Stephen Rice, who produced the story about Australian Sally Faulkner’s attempts to take her two children back from her estranged husband in Lebanon, will be leaving the company “effectively immediately,” a Channel Nine statement said Friday. The program airs on the Nine network.
The other three staff members involved — TV presenter Tara Brown, cameraman Ben Williamson and sound technician David Ballment — have received formal warnings.
“The manner in which we produced Sally Faulkner’s story exposed our crew to serious risks, and exposed ’60 Minutes’ and Nine to significant reputational damage. We got too close to the story and suffered damaging consequences,” Nine CEO Hugh Marks said.
Child snatching botched
The four crew members were arrested by Lebanese authorities after they hired “child recovery specialists” in a failed attempt to snatch Faulkner’s children Lahela, 6, and Noah, 4, from a Beirut street as they walked with their grandmother.
According to Faulkner, her children’s father, Ali al Amin, took them from Australia to Lebanon and refused to return them. The children remain with al Amin.
The television crew members were eventually released from jail and allowed to return to Australia on April 21.
Four people from Child Abduction Recovery International, who had been paid by “60 Minutes,” were also arrested with the crew and remain in custody facing charges.

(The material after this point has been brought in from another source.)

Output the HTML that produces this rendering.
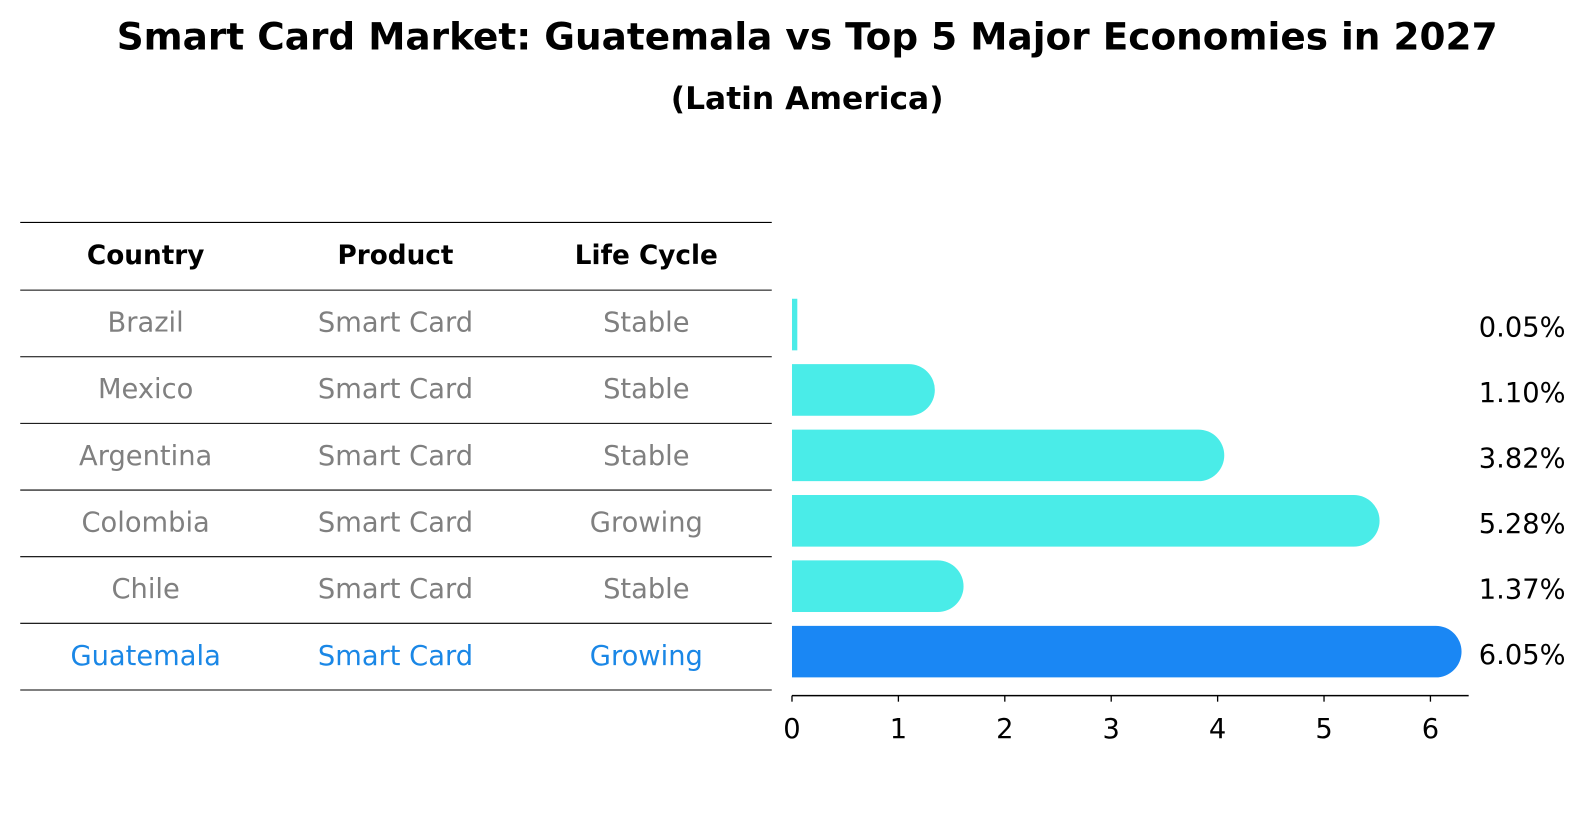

Nine network promises stricter process
The decision to fire Rice came as the result of an independent review of the story, conducted by the founding producer of “60 Minutes” Australia, Gerald Stone, as well as former producer and senior executive at Nine David Hurley, and the company’s general counsel, Rachel Launders.
“It’s clear from our findings that inexcusable errors were made,” Stone said.
Nine CEO Hugh Marks called a number of aspects of the story inappropriate but singled out the “payment to be made directly by ’60 Minutes’ to the recovery agency that had been independently contracted by Sally Faulkner.”
“It was also inappropriate, with the risks involved for our crew, not to have consulted with Nine’s security advisors before the story was finalized,” Marks said.
The company said in the future it would review more strictly how stories are selected and approved, and increase oversight on contracts, payments and risk assessments.
The Nine statement added that while civil claims brought by al Amin against the “60 Minutes” crew and Faulkner have been settled, the crew potentially faces legal action from the Lebanese justice system.